I am an artist based in Stockholm and London. My work often starts with research into social movements and their histories, because what we think we know about the past inevitably shapes what we believe is possible in the future. I am interested in the relationships between gender, power and knowledge. Recently I have, for instance, been collaborating with grassroots women’s organisations on a project about the East London Federation of the Suffragettes, who aimed to establish a model for a new socialist feminist society in one of the poorest areas of the UK. In the resulting artworks, I explore what we can learn today from this early twentieth-century political and educational experiment and some of the problems with how that history has been written. Currently I am working with Glasgow Women's Library, Scotland, on a project Our Bodies are Not the Problem, about feminist health activism. In 2024 I co-curated the exhibition Chronos: Health, Access and Intimacy at Tensta Konsthall, Stockholm, combining feminist and crip perspectives. I work in a range of mediums including: installation, drawing, painting, sound, video and textiles.

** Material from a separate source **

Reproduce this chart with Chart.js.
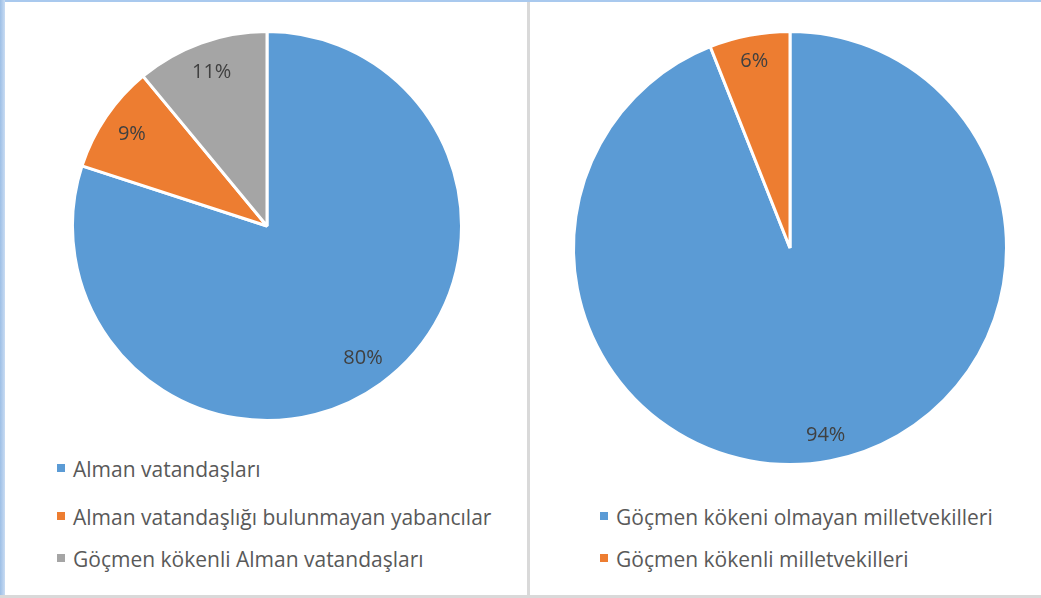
<!DOCTYPE html>
<html>
<head>
<meta charset="utf-8">
<script src="https://cdn.jsdelivr.net/npm/chart.js@4"></script>
<style>
  html, body { margin: 0; padding: 0; background: #fff; }
  body { width: 1041px; height: 598px; position: relative; overflow: hidden; font-family: "Open Sans", Lato, sans-serif; }
  .frame-top { position: absolute; left: 0; top: 0; width: 1041px; height: 2px; background: #a9c9ee; }
  .frame-left { position: absolute; left: 0; top: 0; width: 5px; height: 598px; background: linear-gradient(to right, #9dbfe6, #c9dcf3); }
  .frame-bottom { position: absolute; left: 0; top: 595px; width: 1041px; height: 3px; background: #d9d9d9; }
  .divider { position: absolute; left: 527px; top: 2px; width: 3px; height: 596px; background: #d9d9d9; }
  .pie { position: absolute; }
  .legend { position: absolute; color: #595959; font-size: 21px; }
  .legend div { position: absolute; white-space: nowrap; left: 0; line-height: 28px; }
  .legend span { display: inline-block; width: 8px; height: 8px; margin-right: 8px; vertical-align: 5px; }
</style>
</head>
<body>
<div class="frame-top"></div>
<div class="frame-left"></div>
<div class="divider"></div>
<div class="frame-bottom"></div>

<div class="pie" style="left:67px; top:26px; width:400px; height:400px;"><canvas id="leftPie"></canvas></div>
<div class="pie" style="left:568px; top:26px; width:444px; height:444px;"><canvas id="rightPie"></canvas></div>

<div class="legend" id="leftLegend" style="left:57px; top:0;"></div>
<div class="legend" id="rightLegend" style="left:600px; top:0;"></div>

<script>
const leftLabels = ['Alman vatandaşları', 'Alman vatandaşlığı bulunmayan yabancılar', 'Göçmen kökenli Alman vatandaşları'];
const leftValues = [80, 9, 11];
const rightLabels = ['Göçmen kökeni olmayan milletvekilleri', 'Göçmen kökenli milletvekilleri'];
const rightValues = [94, 6];
const sliceColors = ['#5b9bd5', '#ed7d31', '#a5a5a5'];

// percent labels placed inside each slice
const sliceLabels = {
    id: 'sliceLabels',
    afterDatasetsDraw(chart, args, opts) {
        const ctx = chart.ctx;
        const meta = chart.getDatasetMeta(0);
        const values = chart.data.datasets[0].data;
        ctx.save();
        ctx.font = '20px "Open Sans", Lato, sans-serif';
        ctx.fillStyle = '#404040';
        ctx.textAlign = 'center';
        ctx.textBaseline = 'middle';
        meta.data.forEach((arc, i) => {
            const p = arc.getProps(['x', 'y', 'startAngle', 'endAngle', 'outerRadius'], true);
            const mid = (p.startAngle + p.endAngle) / 2;
            const r = p.outerRadius * opts.ratio;
            ctx.fillText(values[i] + '%', p.x + Math.cos(mid) * r, p.y + Math.sin(mid) * r);
        });
        ctx.restore();
    }
};

function makePie(id, labels, values, ratio) {
    return new Chart(document.getElementById(id), {
        type: 'pie',
        data: { labels: labels, datasets: [{ data: values, backgroundColor: sliceColors.slice(0, values.length), borderColor: '#ffffff', borderWidth: 3 }] },
        options: {
            responsive: true, maintainAspectRatio: false, animation: false,
            layout: { padding: 4 },
            plugins: { legend: { display: false }, tooltip: { enabled: false }, sliceLabels: { ratio: ratio } }
        },
        plugins: [sliceLabels]
    });
}

function renderLegend(id, labels, tops) {
    const box = document.getElementById(id);
    box.innerHTML = labels.map((lab, i) =>
        `<div style="top:${tops[i]}px"><span style="background:${sliceColors[i]}"></span>${lab}</div>`
    ).join('');
}

makePie('leftPie', leftLabels, leftValues, 0.84);
makePie('rightPie', rightLabels, rightValues, 0.88);
renderLegend('leftLegend', leftLabels, [455, 503, 545]);
renderLegend('rightLegend', rightLabels, [503, 545]);
</script>
</body>
</html>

I am represented by Maureen Paley, London.

My artworks are in museum collections including the Tate Gallery, UK. I exhibit internationality in museums and biennials including Sharjah Biennial 16, UAE (2025), Gothenburg Biennial, Sweden (2025 & 2017); The School of Creators, Centre Pompidou-Metz, France (2022); 59th October Salon, Belgrade (2022); Amant Foundation, New York (2022); 34th Bienal de São Paulo (2021); Taipei Biennial (2010); Manifesta 8, Murcea (2010); Altermodern: Tate Triennial, Tate Britain, London (2009); The Greenroom, Hessel Museum of Art, CCS Bard, New York (2008); Romantic Detachment, MoMA PS1, New York (2004). I also work in the field of public art. I was awarded a PhD from Lund University, Sweden in 2024 and I am artist research fellow at the Centre for Biomedicine Self and Society at Edinburgh University.

This is the exhibition's strength: how it portrays the ways in which society is based on an acceptance that some bodies should have the opportunity to move forward more unimpeded than others. —Milou Allerholm on ‘Chronos: health, access and intimacy’, Dagens Nyheter, 8 May 2024

In the grim context of our present moment, Plender’s research into feminist histories fit to be celebrated and calls to self-organise feel shockingly radical and urgent. —Hettie Judah, Frieze, September 2022

‘Rethinking History’, Olivia Plender interviewed by Laura Guy, Art Monthly No. 460, October 2022

Plender’s practice is consistently questioning, sensitive, and politically vital.